- Directed by: Don Weiner
- Presented by: Dominic Bowden
- Country of origin: New Zealand
- No. of series: 1
- No. of episodes: 14

Production
- Producer: Tony Holden
- Running time: 60 minutes
- Production company: Eyeworks Touchdown

Original release
- Network: TV2
- Release: 9 September – 25 November 2007

= Are You Smarter than a 10 Year Old? (New Zealand game show) =

New Zealand game show

Are You Smarter than a 10 Year Old? is a New Zealand game show hosted by Dominic Bowden. It was produced for broadcast on TV2 by Eyeworks Touchdown, based on the American game show Are You Smarter than a 5th Grader?. The first series premiered on 11 September 2007.

==Gameplay==

| Question | Value |
|---|---|
| 1 | $1,000 |
| 2 | $2,000 |
| 3 | $5,000 |
| 4 | $7,000 |
| 5 | $10,000 |
| 6 | $15,000 |
| 7 | $20,000 |
| 8 | $30,000 |
| 9 | $40,000 |
| 10 | $50,000 |
| 11 | $100,000 |

In each game, the contestant (an adult) is asked a series of eleven questions, spanning ten subjects (such as Human Sciences, Maths or Literacy) taken from textbooks for year 2 through year 6 students. Each question is associated with a year level; there are one or two questions per year level, from year 2 to year 6. Five schoolchildren appear on each show and play along on stage - prior to the show, the children are provided with workbooks which contain a variety of material, some of which could be used in the questions asked in the game.

The player can answer the questions in any order, and each correct answer raises their cumulative amount of winnings to the next level (see table at right); after answering the fifth question correctly, they are guaranteed to leave with at least $10,000. If the player correctly answers the first ten questions, they are given the opportunity to answer a fifth-grade bonus question worth $100,000.

The player chooses one to be their "classmate", who stands at the adjacent podium and is called upon for assistance in choosing a subject; the other four sit at desks off to the side. Each child act as the classmate for at most two questions (done consecutively), after which another child is picked from those who have not yet played in that game.

Contestants have three forms of assistance (two cheats and a save) each available for use once per game (up to, but not including, the $100,000 question).

- Peek: The contestant is shown their classmate's answer and may choose whether to go along with it or not, however, they must answer the question upon using this cheat.
- Copy: The contestant is locked into using their classmate's answer, without being able to see it first.
- Save: If the player answers incorrectly but their classmate is correct, they are credited with a correct answer. This is used automatically on the contestant's first incorrect response.
Once all three forms of assistance are used, the children no longer play an active role in the game.

The rules change slightly for the final question. The player is only shown the subject of the question before deciding if they will continue or drop out. However, if they choose to see the question, they are no longer eligible to drop out and must answer the question, with no assistance from the classmates. A wrong answer on the question will cause the contestant to drop back down to $10,000.

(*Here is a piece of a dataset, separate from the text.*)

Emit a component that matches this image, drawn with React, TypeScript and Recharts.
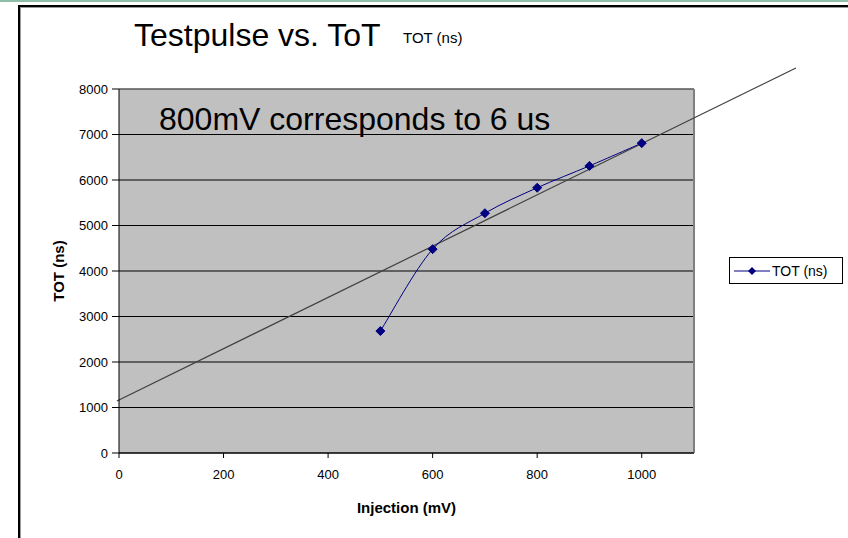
import React from 'react';
import {
  ComposedChart, Line, XAxis, YAxis, CartesianGrid, ReferenceLine,
} from 'recharts';

const injection = [500, 600, 700, 800, 900, 1000];
const totNs = [2680, 4480, 5270, 5830, 6310, 6810];
const xTicks = [0, 200, 400, 600, 800, 1000];
const yTicks = [0, 1000, 2000, 3000, 4000, 5000, 6000, 7000, 8000];
const trendX = [-4, 1295];
const trendY = [1143, 8462];

const data = injection.map((x, i) => ({ x, tot: totNs[i] }));
const FONT = '"Liberation Sans", Arial, sans-serif';

// Catmull-Rom style smoothing (similar to Excel's smoothed line)
const smoothCurve: any = (context: any) => {
  let pts: number[][] = [];
  return {
    areaStart() {},
    areaEnd() {},
    lineStart() { pts = []; },
    lineEnd() {
      if (!pts.length) return;
      context.moveTo(pts[0][0], pts[0][1]);
      for (let i = 0; i < pts.length - 1; i++) {
        const p0 = pts[i - 1] || pts[i];
        const p1 = pts[i];
        const p2 = pts[i + 1];
        const p3 = pts[i + 2] || pts[i + 1];
        const c1x = p1[0] + (p2[0] - p0[0]) / 6;
        const c1y = p1[1] + (p2[1] - p0[1]) / 6;
        const c2x = p2[0] - (p3[0] - p1[0]) / 6;
        const c2y = p2[1] - (p3[1] - p1[1]) / 6;
        context.bezierCurveTo(c1x, c1y, c2x, c2y, p2[0], p2[1]);
      }
    },
    point(x: number, y: number) { pts.push([+x, +y]); },
  };
};

const Diamond = (props: any) => {
  const { cx, cy } = props;
  if (cx == null || cy == null) return null;
  const r = 4.5;
  return (
    <path
      d={`M${cx},${cy - r}L${cx + r},${cy}L${cx},${cy + r}L${cx - r},${cy}Z`}
      fill="#000080"
      stroke="#000080"
    />
  );
};

export default function App() {
  return (
    <div style={{ position: 'absolute', left: 0, top: 0, width: 848, height: 538, background: '#fff', overflow: 'hidden' }}>
      <div style={{ position: 'absolute', left: 0, top: 0, width: 848, height: 2, background: '#8dbfaa' }} />
      <div
        style={{
          position: 'absolute', left: 18, top: 5, width: 840, height: 540,
          borderLeft: '2px solid #000', borderTop: '2px solid #000',
          boxShadow: 'inset 1px 1px 0 #999',
        }}
      />
      <ComposedChart
        width={848}
        height={538}
        data={data}
        margin={{ top: 89, right: 154, bottom: 25, left: 0 }}
        style={{ position: 'absolute', left: 0, top: 0 }}
      >
        <CartesianGrid vertical={false} stroke="#000" fill="#c0c0c0" fillOpacity={1} />
        <XAxis
          dataKey="x"
          type="number"
          domain={[0, 1100]}
          ticks={xTicks}
          interval={0}
          height={60}
          allowDataOverflow
          axisLine={{ stroke: '#000' }}
          tickLine={{ stroke: '#000' }}
          tickSize={5}
          tickMargin={12}
          tick={{ fill: '#000', fontSize: 13, fontFamily: FONT }}
          label={{ value: 'Injection (mV)', position: 'insideBottom', offset: 0, fill: '#000', fontSize: 15, fontWeight: 'bold', fontFamily: FONT }}
        />
        <YAxis
          type="number"
          domain={[0, 8000]}
          ticks={yTicks}
          interval={0}
          width={119}
          axisLine={{ stroke: '#000' }}
          tickLine={{ stroke: '#000' }}
          tickSize={7}
          tickMargin={4}
          tick={{ fill: '#000', fontSize: 13, fontFamily: FONT }}
          label={{ value: 'TOT (ns)', angle: -90, position: 'insideLeft', offset: 59, fill: '#000', fontSize: 15, fontWeight: 'bold', fontFamily: FONT, style: { textAnchor: 'middle' } }}
        />
        <ReferenceLine x={1100} stroke="#808080" strokeWidth={2} />
        <ReferenceLine y={8000} stroke="#808080" />
        <ReferenceLine
          segment={[{ x: trendX[0], y: trendY[0] }, { x: trendX[1], y: trendY[1] }]}
          stroke="#404040"
          strokeWidth={1.2}
          ifOverflow="visible"
        />
        <Line
          type={smoothCurve}
          dataKey="tot"
          name="TOT (ns)"
          stroke="#000080"
          strokeWidth={1}
          dot={<Diamond />}
          activeDot={false}
          isAnimationActive={false}
        />
      </ComposedChart>
      <div
        style={{
          position: 'absolute', left: 729, top: 257, width: 112, height: 25,
          border: '1px solid #000', background: '#fff',
          display: 'flex', alignItems: 'center',
          fontFamily: FONT, fontSize: 14, color: '#000', whiteSpace: 'nowrap',
        }}
      >
        <svg width={36} height={10} style={{ marginLeft: 4, marginRight: 2 }}>
          <line x1={0} y1={5} x2={36} y2={5} stroke="#000080" strokeWidth={1} />
          <path d="M18,1L22,5L18,9L14,5Z" fill="#000080" />
        </svg>
        <span>TOT (ns)</span>
      </div>
      <div style={{ position: 'absolute', left: 134, top: 17, fontFamily: FONT, fontSize: 32, color: '#000', whiteSpace: 'nowrap' }}>
        Testpulse vs. ToT
      </div>
      <div style={{ position: 'absolute', left: 403, top: 29, fontFamily: FONT, fontSize: 15, color: '#000', whiteSpace: 'nowrap' }}>
        TOT (ns)
      </div>
      <div style={{ position: 'absolute', left: 159, top: 101, fontFamily: FONT, fontSize: 32, color: '#000', whiteSpace: 'nowrap' }}>
        800mV corresponds to 6 us
      </div>
    </div>
  );
}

It is of note that 3 people (including Rob Harte on the celebrity special) got to this point, but have never attempted the question. The subject was "Year 6 NZ Heritage" every time.

If the contestant gets an answer wrong (and is not saved), they flunk out, and lose all of their winnings (or drop to $10,000, if they had surpassed the fifth question). As well, they may choose to drop out at any point during the game, which entitles them to leave the game with any winnings they have accumulated.

If, at any point during the game, the player chooses to drop out or is flunked out, they must face the camera and state, "I am not smarter than a 10-year-old." This then ends the show.

==Celebrity Christmas Special==
This was a special featuring well-known New Zealand icons to donate money to charities.

===Celebrity List===
- John Cocks - A celebrity builder on "My House, My Castle"
- Rob Harte - Presenter and legal consultant on "My House, My Castle", having earned a law degree.